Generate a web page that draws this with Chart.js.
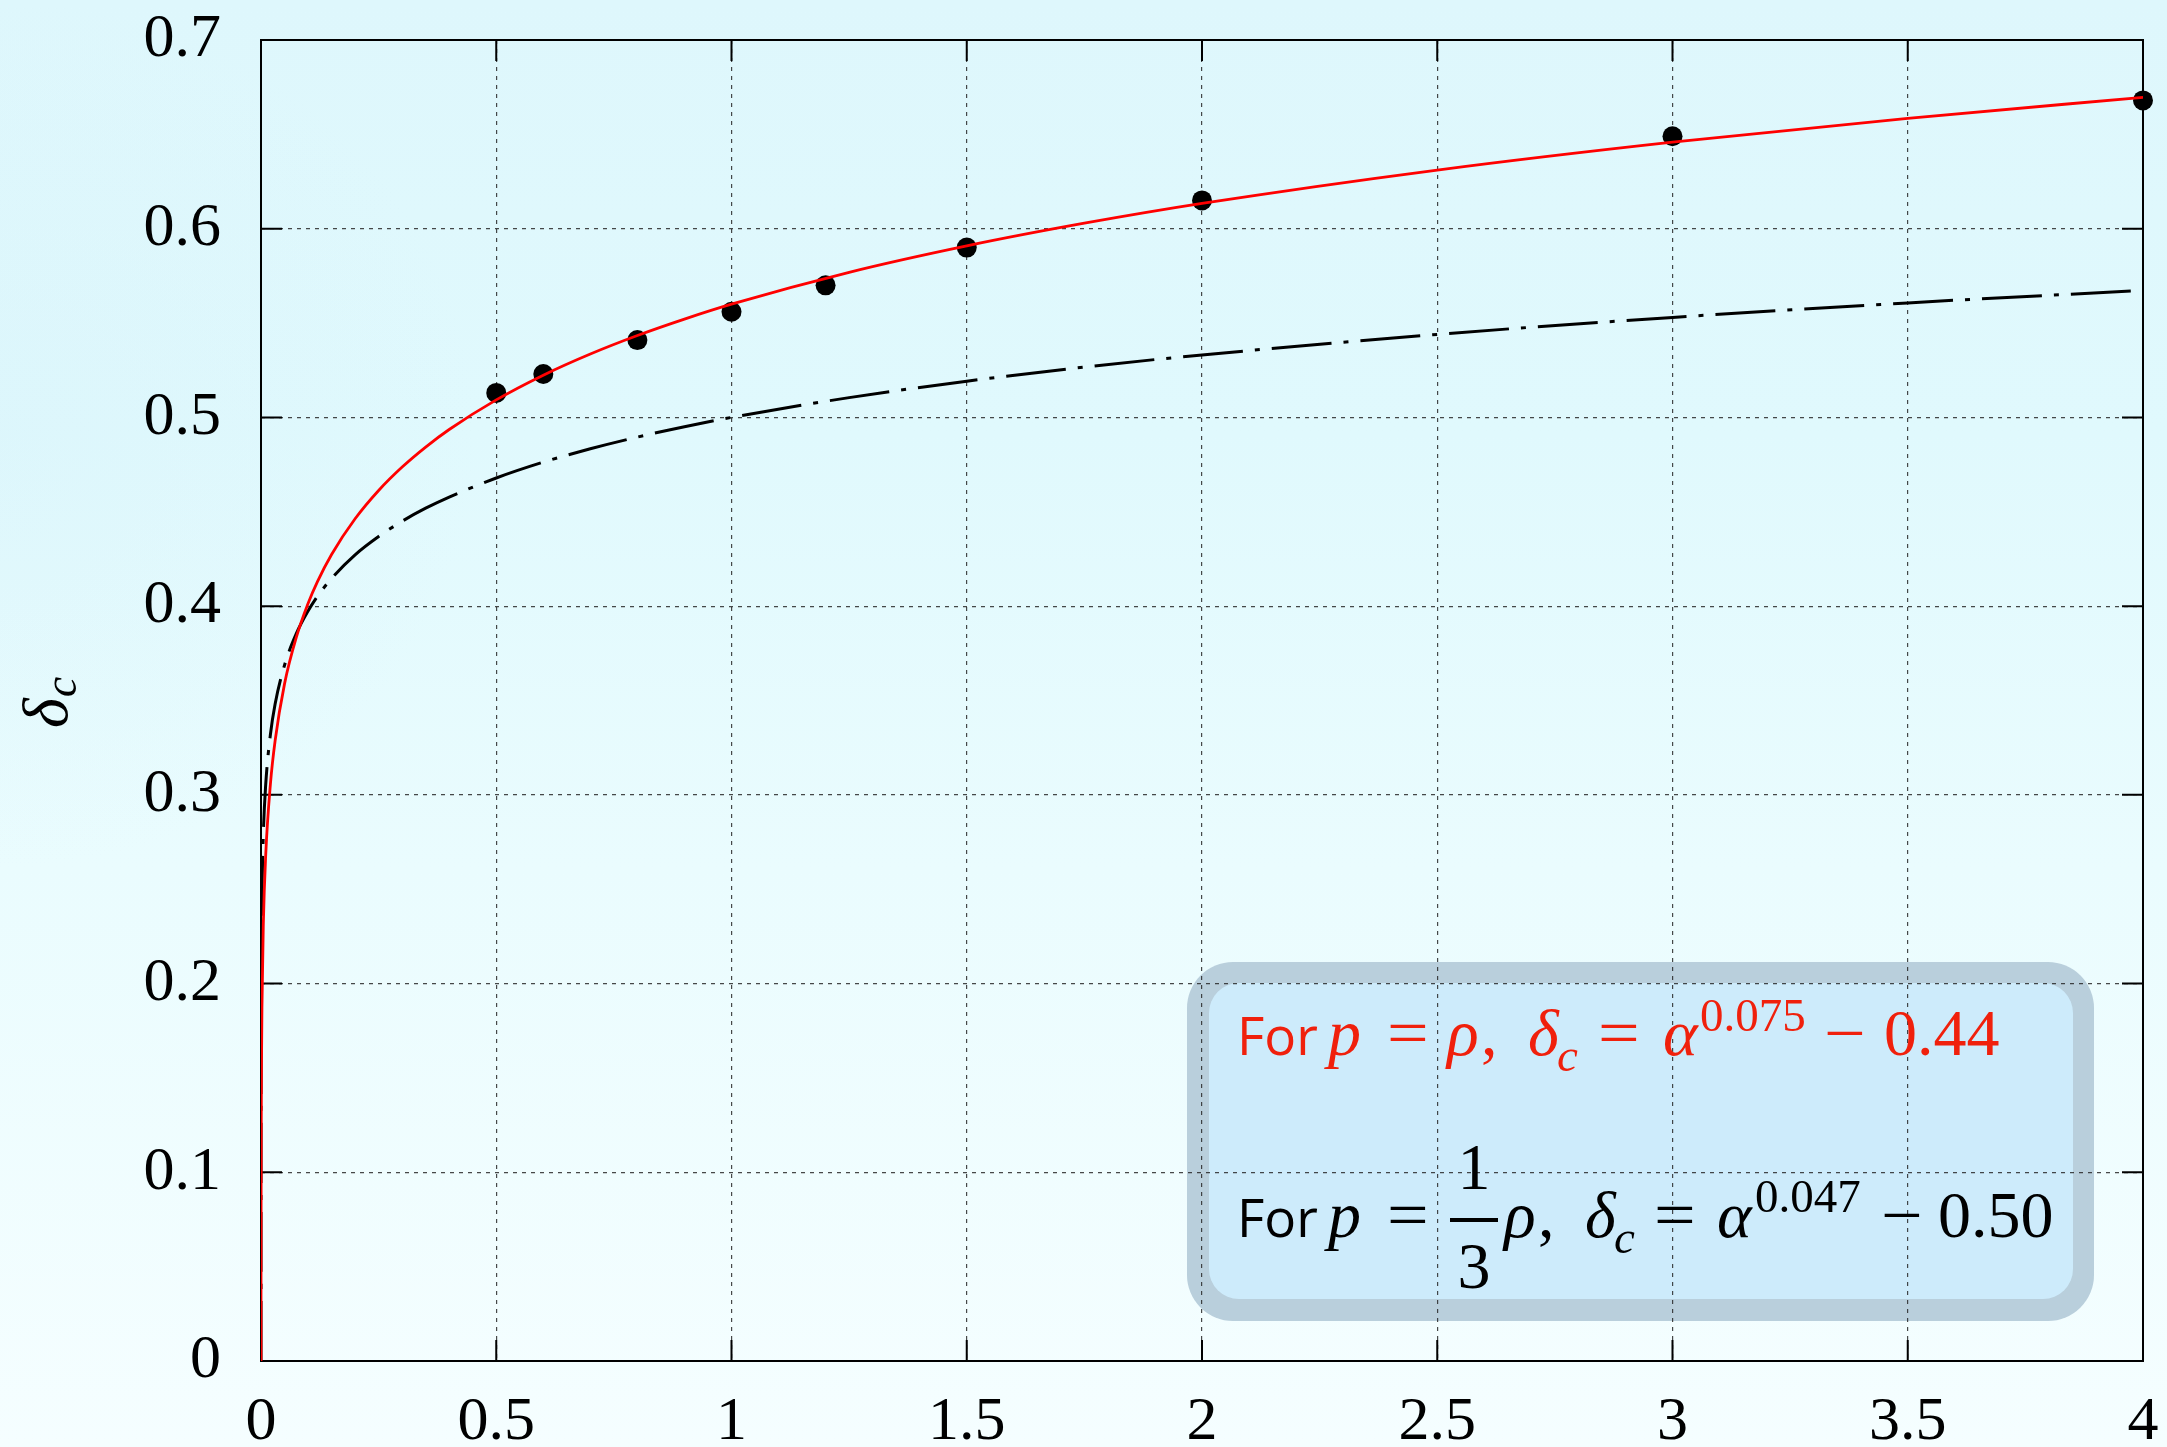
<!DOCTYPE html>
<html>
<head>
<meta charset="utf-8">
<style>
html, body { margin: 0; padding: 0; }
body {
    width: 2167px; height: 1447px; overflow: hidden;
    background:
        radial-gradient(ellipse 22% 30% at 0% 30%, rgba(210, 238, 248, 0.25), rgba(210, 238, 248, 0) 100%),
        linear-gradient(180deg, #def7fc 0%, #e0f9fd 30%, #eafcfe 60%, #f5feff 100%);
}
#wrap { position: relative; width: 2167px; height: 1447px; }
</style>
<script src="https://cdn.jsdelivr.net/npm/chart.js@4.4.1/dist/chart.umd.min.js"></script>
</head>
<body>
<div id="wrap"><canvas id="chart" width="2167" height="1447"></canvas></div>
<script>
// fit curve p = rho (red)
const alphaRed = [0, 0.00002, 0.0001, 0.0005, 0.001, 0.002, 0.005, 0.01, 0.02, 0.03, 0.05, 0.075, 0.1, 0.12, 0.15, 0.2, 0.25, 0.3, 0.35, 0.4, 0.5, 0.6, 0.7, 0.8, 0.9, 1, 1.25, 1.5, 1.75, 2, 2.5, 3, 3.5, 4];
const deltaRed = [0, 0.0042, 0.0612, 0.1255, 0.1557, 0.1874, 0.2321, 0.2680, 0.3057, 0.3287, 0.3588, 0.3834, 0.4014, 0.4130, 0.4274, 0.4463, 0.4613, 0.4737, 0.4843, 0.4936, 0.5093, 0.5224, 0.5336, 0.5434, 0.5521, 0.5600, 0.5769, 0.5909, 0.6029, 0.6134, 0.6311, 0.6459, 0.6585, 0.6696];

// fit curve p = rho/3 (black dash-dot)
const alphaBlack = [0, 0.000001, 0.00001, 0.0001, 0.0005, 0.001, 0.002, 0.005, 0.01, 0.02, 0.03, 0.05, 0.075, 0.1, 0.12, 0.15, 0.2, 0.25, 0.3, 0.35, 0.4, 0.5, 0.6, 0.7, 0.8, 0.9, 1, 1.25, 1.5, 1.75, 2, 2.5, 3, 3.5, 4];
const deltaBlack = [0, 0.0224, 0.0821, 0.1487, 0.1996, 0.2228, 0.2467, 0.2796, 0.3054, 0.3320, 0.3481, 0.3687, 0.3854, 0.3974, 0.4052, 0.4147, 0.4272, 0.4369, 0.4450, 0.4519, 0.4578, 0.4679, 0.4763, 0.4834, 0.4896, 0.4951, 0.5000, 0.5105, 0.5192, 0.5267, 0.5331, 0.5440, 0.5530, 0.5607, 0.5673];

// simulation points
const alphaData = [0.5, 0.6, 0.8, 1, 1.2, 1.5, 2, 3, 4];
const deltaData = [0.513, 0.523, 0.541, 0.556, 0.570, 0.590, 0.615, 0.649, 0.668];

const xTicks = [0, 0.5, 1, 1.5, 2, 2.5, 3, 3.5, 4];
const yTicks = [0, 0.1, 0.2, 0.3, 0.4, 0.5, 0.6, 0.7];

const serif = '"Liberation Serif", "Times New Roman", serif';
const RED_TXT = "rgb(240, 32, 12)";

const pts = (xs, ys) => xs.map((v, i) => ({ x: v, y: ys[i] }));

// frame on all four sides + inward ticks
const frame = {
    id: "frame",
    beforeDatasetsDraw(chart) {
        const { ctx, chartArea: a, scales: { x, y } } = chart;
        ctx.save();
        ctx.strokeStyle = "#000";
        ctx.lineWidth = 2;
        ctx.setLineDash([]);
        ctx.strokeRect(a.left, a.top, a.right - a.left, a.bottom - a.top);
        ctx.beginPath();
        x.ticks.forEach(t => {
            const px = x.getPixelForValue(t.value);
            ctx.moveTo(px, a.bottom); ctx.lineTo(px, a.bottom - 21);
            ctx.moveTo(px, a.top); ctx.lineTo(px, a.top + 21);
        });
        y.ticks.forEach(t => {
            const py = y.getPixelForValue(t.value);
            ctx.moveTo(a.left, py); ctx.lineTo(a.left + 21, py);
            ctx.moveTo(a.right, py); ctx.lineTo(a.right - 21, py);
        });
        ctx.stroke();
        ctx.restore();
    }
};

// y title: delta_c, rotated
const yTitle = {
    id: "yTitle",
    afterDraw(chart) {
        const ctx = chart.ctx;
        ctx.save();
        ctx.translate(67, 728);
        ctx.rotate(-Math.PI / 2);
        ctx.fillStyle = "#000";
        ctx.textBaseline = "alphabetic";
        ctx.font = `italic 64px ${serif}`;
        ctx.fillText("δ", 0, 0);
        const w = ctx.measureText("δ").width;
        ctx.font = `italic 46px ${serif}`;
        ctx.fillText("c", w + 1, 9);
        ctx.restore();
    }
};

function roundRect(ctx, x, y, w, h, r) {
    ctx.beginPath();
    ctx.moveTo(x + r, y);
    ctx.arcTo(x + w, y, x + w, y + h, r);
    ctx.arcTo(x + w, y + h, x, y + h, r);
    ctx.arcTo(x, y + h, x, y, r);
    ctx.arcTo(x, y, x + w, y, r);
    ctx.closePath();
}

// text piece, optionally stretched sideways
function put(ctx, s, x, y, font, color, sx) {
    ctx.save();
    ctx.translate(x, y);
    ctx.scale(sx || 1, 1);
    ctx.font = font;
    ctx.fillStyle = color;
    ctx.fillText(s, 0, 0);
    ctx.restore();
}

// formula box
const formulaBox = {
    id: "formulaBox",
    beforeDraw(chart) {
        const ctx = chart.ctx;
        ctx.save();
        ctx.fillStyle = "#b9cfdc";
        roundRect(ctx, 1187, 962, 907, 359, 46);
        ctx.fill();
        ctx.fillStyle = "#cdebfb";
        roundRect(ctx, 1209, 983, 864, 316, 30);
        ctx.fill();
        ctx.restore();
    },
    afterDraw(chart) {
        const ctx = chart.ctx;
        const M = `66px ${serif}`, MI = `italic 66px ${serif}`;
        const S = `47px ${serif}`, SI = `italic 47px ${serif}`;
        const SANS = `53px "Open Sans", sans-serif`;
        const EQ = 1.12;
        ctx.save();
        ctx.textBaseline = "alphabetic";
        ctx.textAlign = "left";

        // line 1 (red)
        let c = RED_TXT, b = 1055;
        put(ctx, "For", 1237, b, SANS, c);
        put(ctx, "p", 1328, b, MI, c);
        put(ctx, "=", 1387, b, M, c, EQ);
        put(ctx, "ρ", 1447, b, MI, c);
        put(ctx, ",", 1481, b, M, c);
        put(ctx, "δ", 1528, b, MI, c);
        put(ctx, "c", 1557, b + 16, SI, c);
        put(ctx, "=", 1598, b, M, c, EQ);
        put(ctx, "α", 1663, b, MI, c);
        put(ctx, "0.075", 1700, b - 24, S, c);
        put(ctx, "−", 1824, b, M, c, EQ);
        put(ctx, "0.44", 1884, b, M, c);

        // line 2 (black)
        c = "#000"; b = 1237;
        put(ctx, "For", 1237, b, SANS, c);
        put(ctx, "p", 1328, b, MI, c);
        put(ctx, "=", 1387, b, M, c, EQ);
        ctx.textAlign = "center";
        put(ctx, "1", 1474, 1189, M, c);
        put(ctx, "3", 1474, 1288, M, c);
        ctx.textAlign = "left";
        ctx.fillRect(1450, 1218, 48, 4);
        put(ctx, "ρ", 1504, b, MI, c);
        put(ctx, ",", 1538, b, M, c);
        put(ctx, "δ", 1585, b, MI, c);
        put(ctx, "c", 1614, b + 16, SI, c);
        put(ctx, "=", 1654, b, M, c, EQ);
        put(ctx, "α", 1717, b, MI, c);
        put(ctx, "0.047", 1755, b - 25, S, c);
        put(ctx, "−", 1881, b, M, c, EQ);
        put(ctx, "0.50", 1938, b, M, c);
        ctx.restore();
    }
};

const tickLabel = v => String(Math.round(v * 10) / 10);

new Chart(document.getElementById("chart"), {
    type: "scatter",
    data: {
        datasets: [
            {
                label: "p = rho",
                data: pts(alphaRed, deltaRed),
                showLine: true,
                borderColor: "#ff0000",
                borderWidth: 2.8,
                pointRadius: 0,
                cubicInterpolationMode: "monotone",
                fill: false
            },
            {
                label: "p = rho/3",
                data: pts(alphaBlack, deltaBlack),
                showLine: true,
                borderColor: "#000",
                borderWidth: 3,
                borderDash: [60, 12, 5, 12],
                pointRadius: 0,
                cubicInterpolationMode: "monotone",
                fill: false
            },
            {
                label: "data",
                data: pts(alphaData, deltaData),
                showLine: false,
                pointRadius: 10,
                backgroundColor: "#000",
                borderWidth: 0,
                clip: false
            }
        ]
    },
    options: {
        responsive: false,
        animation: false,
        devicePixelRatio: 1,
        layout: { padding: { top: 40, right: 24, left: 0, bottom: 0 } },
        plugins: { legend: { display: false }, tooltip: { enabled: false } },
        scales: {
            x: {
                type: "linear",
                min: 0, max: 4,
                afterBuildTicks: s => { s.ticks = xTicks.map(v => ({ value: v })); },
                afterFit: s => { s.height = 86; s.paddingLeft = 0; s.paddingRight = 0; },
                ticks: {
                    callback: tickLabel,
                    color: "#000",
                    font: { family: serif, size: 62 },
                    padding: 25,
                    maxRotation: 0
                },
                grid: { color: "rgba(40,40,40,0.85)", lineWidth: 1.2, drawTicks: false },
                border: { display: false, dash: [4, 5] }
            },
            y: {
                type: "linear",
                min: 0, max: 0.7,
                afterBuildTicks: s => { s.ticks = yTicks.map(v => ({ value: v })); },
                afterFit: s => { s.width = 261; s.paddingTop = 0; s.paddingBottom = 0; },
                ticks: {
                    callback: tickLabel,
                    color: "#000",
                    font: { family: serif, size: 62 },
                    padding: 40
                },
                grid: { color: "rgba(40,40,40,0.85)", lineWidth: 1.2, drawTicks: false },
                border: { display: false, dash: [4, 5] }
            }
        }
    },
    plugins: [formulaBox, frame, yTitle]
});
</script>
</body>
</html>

|---|

## Exercise aim:
Omitting all pictures, restate exactly the lines of the material from its start through the line that contains "0.6459, 0.6585, 0.6696];".

## Result:
Generate a web page that draws this with Chart.js.
<!DOCTYPE html>
<html>
<head>
<meta charset="utf-8">
<style>
html, body { margin: 0; padding: 0; }
body {
    width: 2167px; height: 1447px; overflow: hidden;
    background:
        radial-gradient(ellipse 22% 30% at 0% 30%, rgba(210, 238, 248, 0.25), rgba(210, 238, 248, 0) 100%),
        linear-gradient(180deg, #def7fc 0%, #e0f9fd 30%, #eafcfe 60%, #f5feff 100%);
}
#wrap { position: relative; width: 2167px; height: 1447px; }
</style>
<script src="https://cdn.jsdelivr.net/npm/chart.js@4.4.1/dist/chart.umd.min.js"></script>
</head>
<body>
<div id="wrap"><canvas id="chart" width="2167" height="1447"></canvas></div>
<script>
// fit curve p = rho (red)
const alphaRed = [0, 0.00002, 0.0001, 0.0005, 0.001, 0.002, 0.005, 0.01, 0.02, 0.03, 0.05, 0.075, 0.1, 0.12, 0.15, 0.2, 0.25, 0.3, 0.35, 0.4, 0.5, 0.6, 0.7, 0.8, 0.9, 1, 1.25, 1.5, 1.75, 2, 2.5, 3, 3.5, 4];
const deltaRed = [0, 0.0042, 0.0612, 0.1255, 0.1557, 0.1874, 0.2321, 0.2680, 0.3057, 0.3287, 0.3588, 0.3834, 0.4014, 0.4130, 0.4274, 0.4463, 0.4613, 0.4737, 0.4843, 0.4936, 0.5093, 0.5224, 0.5336, 0.5434, 0.5521, 0.5600, 0.5769, 0.5909, 0.6029, 0.6134, 0.6311, 0.6459, 0.6585, 0.6696];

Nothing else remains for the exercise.